A propósito de uma certa onda que, acriticamente, parece começar a ganhar algum ímpeto - veiculando ou, em rigor, procurando vender a ideia de que só com a redução dos salários é que as contas públicas poderão ser recuperadas - , deixo-vos um curioso artigo de opinião de
Paul Krugman, publicado no jornal brasileiro Estadão.
Num dos blogues que leio, com regularidade, já me insurgi contra esta ideia e volto a fazê-lo, explicando porquê: com o nível de endividamento com que as populações se encontram qualquer redução salarial, para além de injusta e demagógica, acarretará, com toda a probabilidade, o descalabro financeiro de muitos. É que há contas para pagar e empréstimos para amortizar. Ora, não recebendo ou recebendo menos, o consumo vai reduzir-se e se ainda for possível pagar as contas as coisas ainda não são críticas. Se não for possível, o crédito mal-parado vai aumentar exponencialmente, com consequências imprevisíveis a nível económico e a nível social.
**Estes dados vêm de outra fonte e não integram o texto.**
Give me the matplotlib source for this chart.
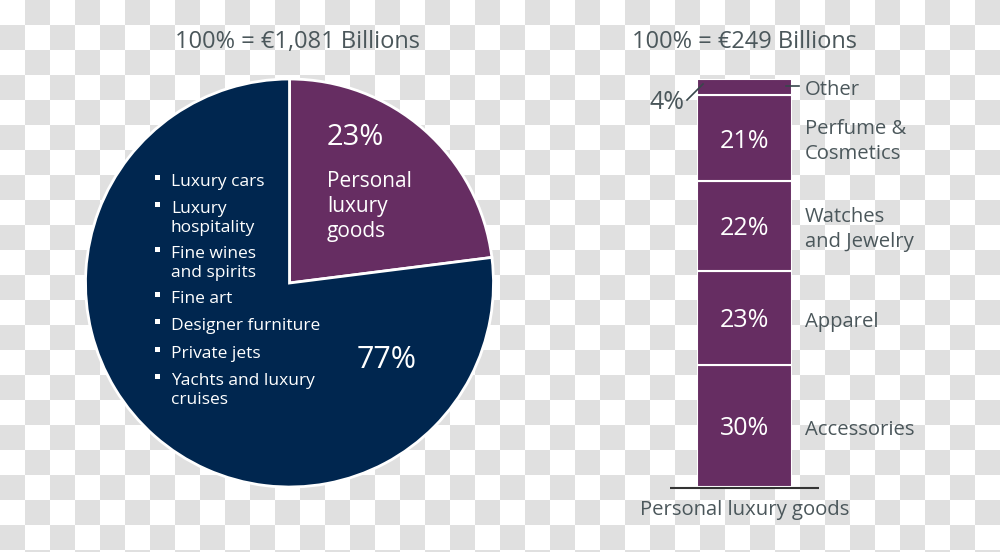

Um dos argumentos habitualmente utilizados é o de que a redução da massa salarial faria reduzir o preço dos produtos. Se esse argumento é, para já não verificável - na Grécia, a redução da massa salarial fez aumentar o preço dos bens transaccionáveis (a inflação já vai nos 4%) - , a perspectiva de uma deflação seria catastrófica. É que todos conhecemos bem o que sucedeu no Japão, esse "tigre asiático" e modelo, durante tantos anos, para Portugal... A redução contínua do preço dos bens transaccionáveis teve/tem como consequência que as famílias, ao invés de consumirem, tenham vindo a adiar as suas aquisições, gerando, com essa decisão (na esperança de comprar o produto cada vez mais barato), um aumento das falências e do desemprego.
Esta é a razão pela qual fico sempre profundamente perturbado quando vejo a facilidade com que certas criaturas facilmente aderem e propagam certas ideias profundamente abaladoras do nosso agir colectivo.
Há 20 anos atrás, um então estudante de Economia e Gestão confidenciava-me que a nossa situação económica só melhoraria se se adoptassem, na contratação colectiva, as mesmas regras que vigoravam no Japão. Intrigado, perguntei-lhe se já alguma vez tinha trabalhado no Japão. Respondeu-me que não, mas que tinha aprendido na instituição onde andava a estudar que o modelo de contratação era óptimo. E passou a explicar-me: são contratados, mas só têm 3 dias de férias por ano: no dia de aniversário e noutros 2 dias que já não consigo recordar (1 seria, possivelmente, no dia da empresa!)
Fiquei boquiaberto perante a falta de inteligência do candidato a gestor que andaria na casa dos 20 anos. E perguntei-lhe: tu aceitarias ser contratatado com essas regras?
Querem saber a resposta?
Pois foi esta: obviamente que não! Isto é para ser aplicado aos trabalhadores da minha empresa! Da empresa que eu vou gerir!
Pois é, perante uma cabecinha desta - e às vezes acho que alguns dos que andam por aí a vender certas ideias poderão ter sido este estudante - já não tenho mais nada a acrescentar.